How — Query Plan의 구성요소

4가지 노드 타입

Apollo Router의 plan은 DAG인데, 노드는 4가지가 있다.

Fetch — 한 subgraph로 부분 쿼리를 보냄
Parallel — 자식 노드들을 동시 실행
Sequence — 자식 노드들을 순차 실행 (의존성)
Flatten — 응답에서 특정 path를 평탄화 (response merge 직전)

예시 plan (위 ProductPage 쿼리)

QueryPlan {
  Sequence {
    // Step 1: Product subgraph
    Fetch(service: "product") {
      { productById(id:"p1") {
          __typename id name
      } }
    },
    // Step 2: 여러 subgraph 병렬
    Parallel {
      Flatten(path: "productById") {
        Fetch(service: "pricing") {
          { _entities(representations:[$repr]) {
              ... on Product { price }
          } }
        }
      },
      Flatten(path: "productById") {
        Fetch(service: "inventory") {
          { _entities(representations:[$repr]) {
              ... on Product { inStock }
          } }
        }
      },
      Flatten(path: "productById") {
        Sequence {
          // Step 3a: Review subgraph
          Fetch(service: "review") {
            { _entities(representations:[$repr]) {
                ... on Product { reviews(first:3) {
                  __typename rating author { __typename id }
                } }
            } }
          },
          // Step 3b: Author들을 위해 User subgraph (batch)
          Flatten(path: "productById.reviews.@.author") {
            Fetch(service: "user") {
              { _entities(representations:[$reprs]) {
                  ... on User { name }
              } }
            }
          }
        }
      }
    }
  }
}

→ Step 1 끝나야 Step 2 시작 (의존). Step 2 안에서 Pricing, Inventory, Review는 병렬. Review 안에서 Author는 batch (N+1 회피).

비용 분석

Step 1: 1 fetch → P_product latency
Step 2: 3 fetches 병렬 → max(P_pricing, P_inventory, P_review + P_user_batched)
Total ≈ P_product + max(...)   # 2 round trips

→ 모놀리식이면 1 round trip. federation은 최소 2, 의존성 깊으면 3+.

How — Optimal Plan 선택

같은 쿼리를 여러 plan으로 풀 수 있을 때 — 어떤 게 optimal인가?

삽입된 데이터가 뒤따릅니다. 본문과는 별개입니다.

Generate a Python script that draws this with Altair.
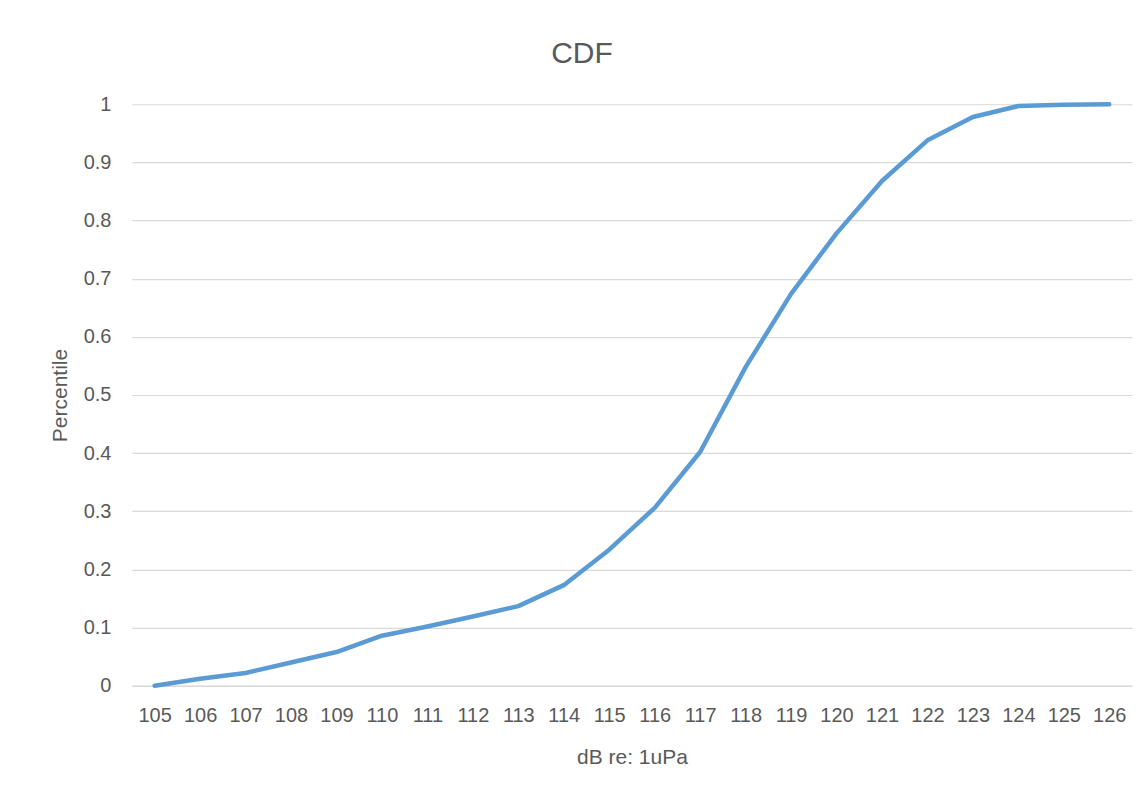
import altair as alt
import pandas as pd

db_levels = [105, 106, 107, 108, 109, 110, 111, 112, 113, 114, 115,
             116, 117, 118, 119, 120, 121, 122, 123, 124, 125, 126]
percentile = [0.0, 0.012, 0.022, 0.040, 0.058, 0.086, 0.102, 0.119, 0.137, 0.173, 0.234,
              0.306, 0.402, 0.548, 0.674, 0.778, 0.868, 0.938, 0.978, 0.997, 0.999, 1.0]
y_ticks = [0, 0.1, 0.2, 0.3, 0.4, 0.5, 0.6, 0.7, 0.8, 0.9, 1]

df = pd.DataFrame({"db": db_levels, "p": percentile})

FONT = "Liberation Sans"
GREY = "#595959"

chart = (
    alt.Chart(df)
    .mark_line(color="#5b9bd5", strokeWidth=4.5, strokeCap="round", strokeJoin="round")
    .encode(
        x=alt.X(
            "db:O",
            sort=db_levels,
            scale=alt.Scale(type="point", padding=0.5),
            axis=alt.Axis(
                title="dB re: 1uPa",
                labelAngle=0,
                labelFontSize=20,
                labelColor=GREY,
                labelFont=FONT,
                labelPadding=20,
                ticks=False,
                domain=True,
                domainColor="#d9d9d9",
                domainWidth=1.5,
                grid=False,
                titleFontSize=21,
                titleFont=FONT,
                titleColor=GREY,
                titleFontWeight="normal",
                titlePadding=21,
            ),
        ),
        y=alt.Y(
            "p:Q",
            scale=alt.Scale(domain=[0, 1], nice=False),
            axis=alt.Axis(
                title="Percentile",
                values=y_ticks,
                format="~g",
                labelFontSize=20,
                labelColor=GREY,
                labelFont=FONT,
                labelPadding=21,
                ticks=False,
                domain=False,
                grid=True,
                gridColor="#d9d9d9",
                gridWidth=1.2,
                titleFontSize=21,
                titleFont=FONT,
                titleColor=GREY,
                titleFontWeight="normal",
                titlePadding=13,
            ),
        ),
    )
    .properties(
        width=1001,
        height=582,
        title=alt.TitleParams(
            "CDF", fontSize=30, font=FONT, color=GREY, fontWeight="normal",
            anchor="middle", offset=25, dx=-50,
        ),
        autosize=alt.AutoSizeParams(type="none"),
        padding={"left": 124, "top": 96, "right": 8, "bottom": 107},
        background="white",
    )
    .configure_view(strokeWidth=0, stroke="transparent")
)

chart.save("out.html", embed_options={"renderer": "svg", "actions": False})
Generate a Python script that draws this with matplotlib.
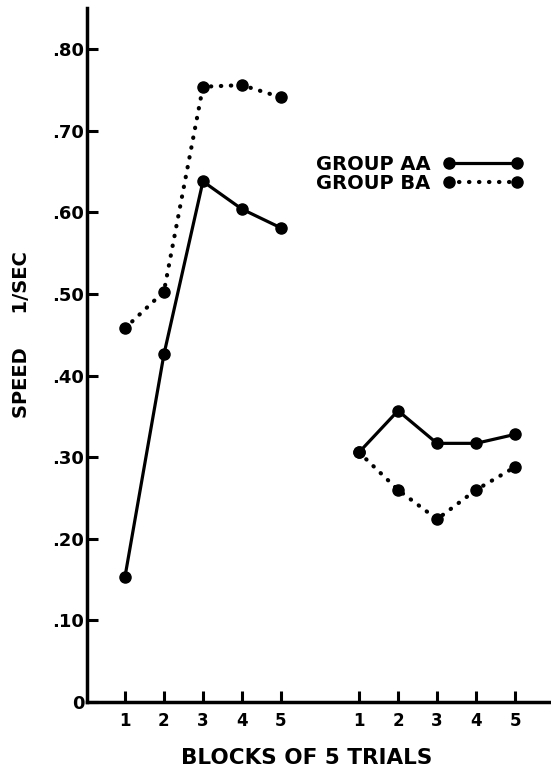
import matplotlib
matplotlib.use("Agg")
import matplotlib.pyplot as plt
import numpy as np
from matplotlib.lines import Line2D

# Data
block_labels = ["1", "2", "3", "4", "5", "1", "2", "3", "4", "5"]
x_first = [1, 2, 3, 4, 5]
x_second = [7, 8, 9, 10, 11]
aa_first = [0.153, 0.426, 0.638, 0.604, 0.581]
ba_first = [0.458, 0.503, 0.754, 0.756, 0.741]
aa_second = [0.306, 0.357, 0.317, 0.317, 0.328]
ba_second = [0.306, 0.260, 0.224, 0.260, 0.288]
y_ticks = [0, 0.10, 0.20, 0.30, 0.40, 0.50, 0.60, 0.70, 0.80]
y_ticklabels = ["0", ".10", ".20", ".30", ".40", ".50", ".60", ".70", ".80"]

plt.rcParams['font.family'] = ['DejaVu Sans']
fig = plt.figure(figsize=(5.51, 7.69), dpi=100)
ax = fig.add_axes([0.158, 0.0871, 0.842, 0.9025])

lw = 2.3
ms = 8
dot_style = dict(linestyle=(0, (0.1, 2.3)), dash_capstyle='round', lw=3.0)

for xs, ys in [(x_first, aa_first), (x_second, aa_second)]:
    ax.plot(xs, ys, color='black', lw=lw, marker='o', ms=ms)
for xs, ys in [(x_first, ba_first), (x_second, ba_second)]:
    ax.plot(xs, ys, color='black', marker='o', ms=ms, **dot_style)

ax.set_xlim(0.03, 11.92)
ax.set_ylim(0, 0.8505)

ax.set_xticks(x_first + x_second)
ax.set_xticklabels(block_labels, fontsize=12, fontweight='bold')
ax.set_yticks(y_ticks)
ax.set_yticklabels(y_ticklabels, fontsize=13, fontweight='bold')
ax.tick_params(axis='both', direction='in', length=8, width=2.2, pad=2)
ax.tick_params(axis='x', pad=7)

for s in ['top', 'right']:
    ax.spines[s].set_visible(False)
for s in ['left', 'bottom']:
    ax.spines[s].set_linewidth(2.5)

ax.set_ylabel("SPEED     1/SEC", fontsize=14, fontweight='bold')
ax.yaxis.set_label_coords(-0.12, 0.530)
ax.set_xlabel("BLOCKS OF 5 TRIALS", fontsize=15.5, fontweight='bold')
ax.xaxis.set_label_coords(0.474, -0.066)

handles = [Line2D([0], [0], color='black', lw=lw, marker='o', ms=ms),
           Line2D([0], [0], color='black', marker='o', ms=ms, **dot_style)]
leg = ax.legend(handles, ["GROUP AA", "GROUP BA"], loc='upper left',
                bbox_to_anchor=(0.455, 0.813), frameon=False, markerfirst=False,
                numpoints=2, handlelength=4.1, handletextpad=0.65,
                labelspacing=0.0, prop={'weight': 'bold', 'size': 14})

fig.savefig("out.png", dpi=100)
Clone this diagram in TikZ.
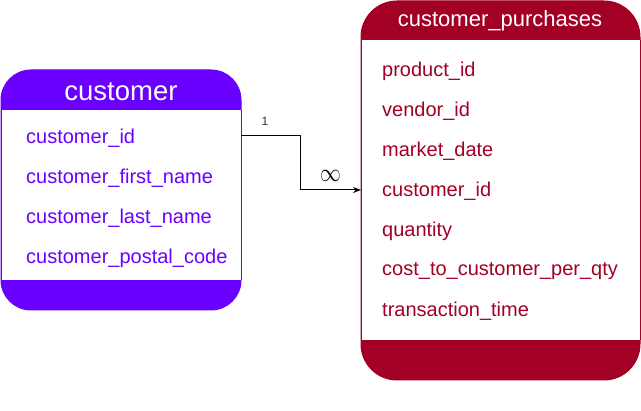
\documentclass[tikz,border=0pt]{standalone}
\usepackage{fontspec}
\setmainfont{Liberation Sans}
\usetikzlibrary{arrows.meta}
\definecolor{purp}{HTML}{6A00FF}
\definecolor{wine}{HTML}{A20025}
\begin{document}
\begin{tikzpicture}[x=1pt,y=-1pt,
  fieldA/.style={anchor=west,inner sep=0pt,text=purp,font=\fontsize{20}{24}\selectfont},
  fieldB/.style={anchor=west,inner sep=0pt,text=wine,font=\fontsize{20}{24}\selectfont},
  head/.style={text=white,inner sep=0pt},
  tbl/.style={line width=1pt}]
\useasboundingbox (0,0) rectangle (641,411);
% customer table
\node[tbl,rounded corners=30pt,draw=purp,fill=purp,minimum width=240pt,minimum height=240pt] (cust) at (121,190) {};
\fill[white] (1.5,110) rectangle (240.5,280);
\draw[purp,line width=1pt] (1,110) -- (1,280) (241,110) -- (241,280);
\node[head,font=\fontsize{27.5}{30}\selectfont] (custh) at (121,92) {customer};
\node[fieldA] (c1) at (26,138) {customer\_id};
\node[fieldA] (c2) at (26,178) {customer\_first\_name};
\node[fieldA] (c3) at (26,218) {customer\_last\_name};
\node[fieldA] (c4) at (26,258) {customer\_postal\_code};
% purchases table
\node[tbl,rounded corners=36pt,draw=wine,fill=wine,minimum width=279pt,minimum height=379pt] (purch) at (500.5,190.5) {};
\fill[white] (361.5,40) rectangle (639.5,340);
\draw[wine,line width=1pt] (361,40) -- (361,340) (640,40) -- (640,340);
\node[head,font=\fontsize{22}{26}\selectfont] (purchh) at (500,21) {customer\_purchases};
\node[fieldB] (p1) at (382,71) {product\_id};
\node[fieldB] (p2) at (382,111) {vendor\_id};
\node[fieldB] (p3) at (382,151) {market\_date};
\node[fieldB] (p4) at (382,191) {customer\_id};
\node[fieldB] (p5) at (382,231) {quantity};
\node[fieldB] (p6) at (382,271) {cost\_to\_customer\_per\_qty};
\node[fieldB] (p7) at (382,311) {transaction\_time};
% connector
\coordinate (s) at (241,136);
\coordinate (e) at (361,190);
\draw[line width=1pt,-{Stealth[length=8pt,width=6pt]}] (s) -- (300,136) -- (300,190) -- (e);
\node[font=\fontsize{12}{14}\selectfont,text=black!80] (one) at (265,121) {1};
\node[inner sep=0pt,yscale=1.25] (many) at (330.5,175.5) {\fontsize{21}{24}\selectfont$\infty$};
\end{tikzpicture}
\end{document}
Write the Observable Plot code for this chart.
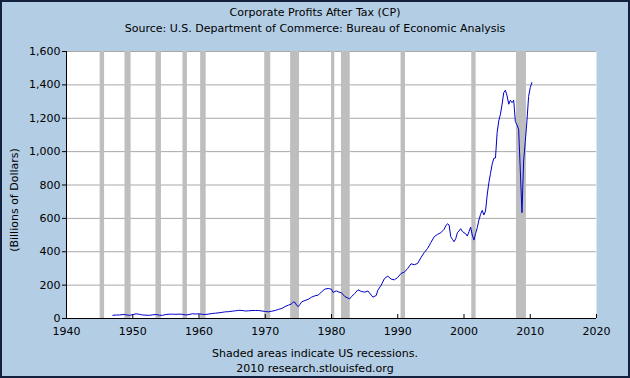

Apollo Router의 planner는 비용 함수를 가지고 후보 plan을 비교한다. 비용 요소:

Fetch 개수 — 적을수록 좋음
Sequential depth — 얕을수록 좋음 (병렬화가 더 많이 가능)
각 fetch의 payload 크기 — 작을수록 좋음
선호 subgraph — @shareable 필드는 이미 도는 subgraph에 합치는 게 유리

@shareable과 plan 최적화

# A subgraph
type Product @key(fields: "id") {
  id: ID!
  inStock: Boolean! @shareable
}
 
# B subgraph
type Product @key(fields: "id") {
  id: ID!
  inStock: Boolean! @shareable
  description: String!
}

쿼리:

{ productById(id:"p1") { description inStock } }

→ router는 B 한 번에 둘 다 가져옴 (A로 가면 fetch 2번 됨). @shareable이 fetch 수 줄이는 도구이기도 함.

How — Plan 시각화 도구

1. Apollo Studio Explorer

GraphOS의 Explorer는 쿼리를 실행하기 전에 plan 미리보기 가능. visual하게 DAG를 보여줌.

2. `rover dev` 로컬

rover dev --supergraph-config ./supergraph.yaml
# → 로컬 router가 뜨고, http://localhost:4000/?explain=true 로 plan 확인

3. Router의 `--apollo-plan-output` (디버그)

# router.yaml
plugins:
  apollo.include_subgraph_errors: true
  experimental.query_planner:
    debug:
      max_plans_considered: 100   # 후보 몇 개까지 보였는지

4. 응답에 plan 헤더 요청

POST /graphql
apollo-include-query-plan: true

→ 응답에 실제 사용된 plan이 포함됨. production 디버깅에서 어떤 fetch가 느렸나 추적 가능.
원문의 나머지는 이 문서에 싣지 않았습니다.